**Dataset records:**
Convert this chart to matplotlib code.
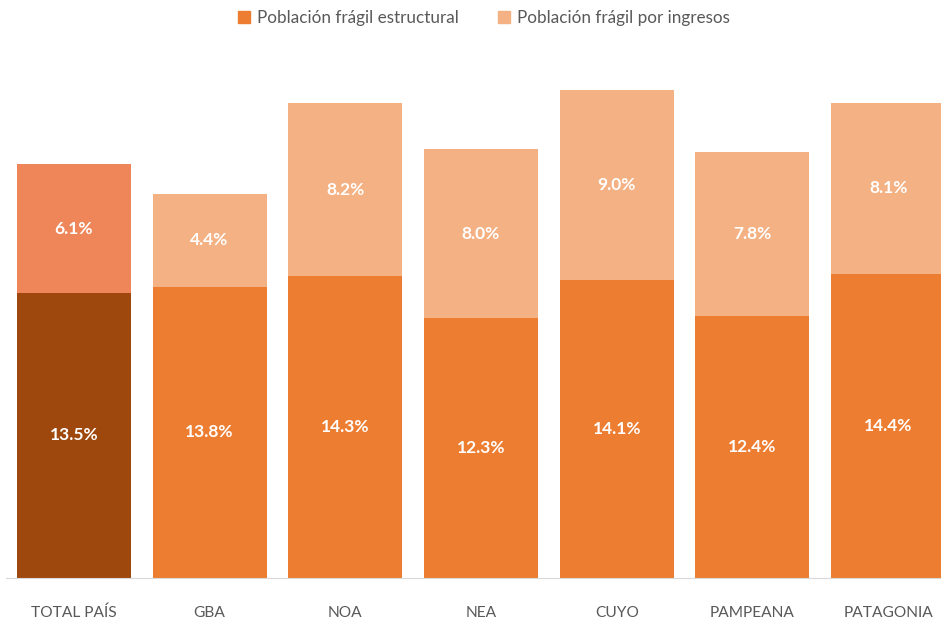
* * *
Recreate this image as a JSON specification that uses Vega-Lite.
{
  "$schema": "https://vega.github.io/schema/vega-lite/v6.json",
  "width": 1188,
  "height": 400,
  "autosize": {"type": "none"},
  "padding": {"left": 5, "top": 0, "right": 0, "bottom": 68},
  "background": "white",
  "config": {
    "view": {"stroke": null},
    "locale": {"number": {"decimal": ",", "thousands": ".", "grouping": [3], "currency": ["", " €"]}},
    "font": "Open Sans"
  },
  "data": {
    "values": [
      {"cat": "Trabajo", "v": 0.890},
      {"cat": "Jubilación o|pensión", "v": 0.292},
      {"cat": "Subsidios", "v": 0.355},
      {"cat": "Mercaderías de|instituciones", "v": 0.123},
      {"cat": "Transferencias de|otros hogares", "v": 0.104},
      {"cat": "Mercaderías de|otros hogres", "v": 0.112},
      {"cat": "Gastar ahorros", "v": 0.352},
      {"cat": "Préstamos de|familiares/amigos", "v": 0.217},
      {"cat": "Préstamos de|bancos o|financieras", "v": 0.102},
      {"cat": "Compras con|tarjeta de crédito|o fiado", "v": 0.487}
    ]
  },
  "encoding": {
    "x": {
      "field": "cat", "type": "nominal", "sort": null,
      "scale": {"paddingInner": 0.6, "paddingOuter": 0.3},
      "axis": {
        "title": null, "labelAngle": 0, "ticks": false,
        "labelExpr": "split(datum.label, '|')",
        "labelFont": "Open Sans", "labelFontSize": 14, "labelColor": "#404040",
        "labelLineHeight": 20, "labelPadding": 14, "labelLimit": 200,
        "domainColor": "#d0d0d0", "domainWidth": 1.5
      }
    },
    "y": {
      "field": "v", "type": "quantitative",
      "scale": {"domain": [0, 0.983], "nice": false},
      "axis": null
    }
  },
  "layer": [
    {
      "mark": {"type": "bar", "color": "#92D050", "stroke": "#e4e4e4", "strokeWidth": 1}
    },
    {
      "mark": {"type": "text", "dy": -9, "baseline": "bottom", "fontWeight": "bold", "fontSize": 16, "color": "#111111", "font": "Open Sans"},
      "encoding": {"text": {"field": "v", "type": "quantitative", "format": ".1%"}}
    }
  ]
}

**Written problem:** Only the number is required: the count of lines containing the word "this".

**Output below:** 2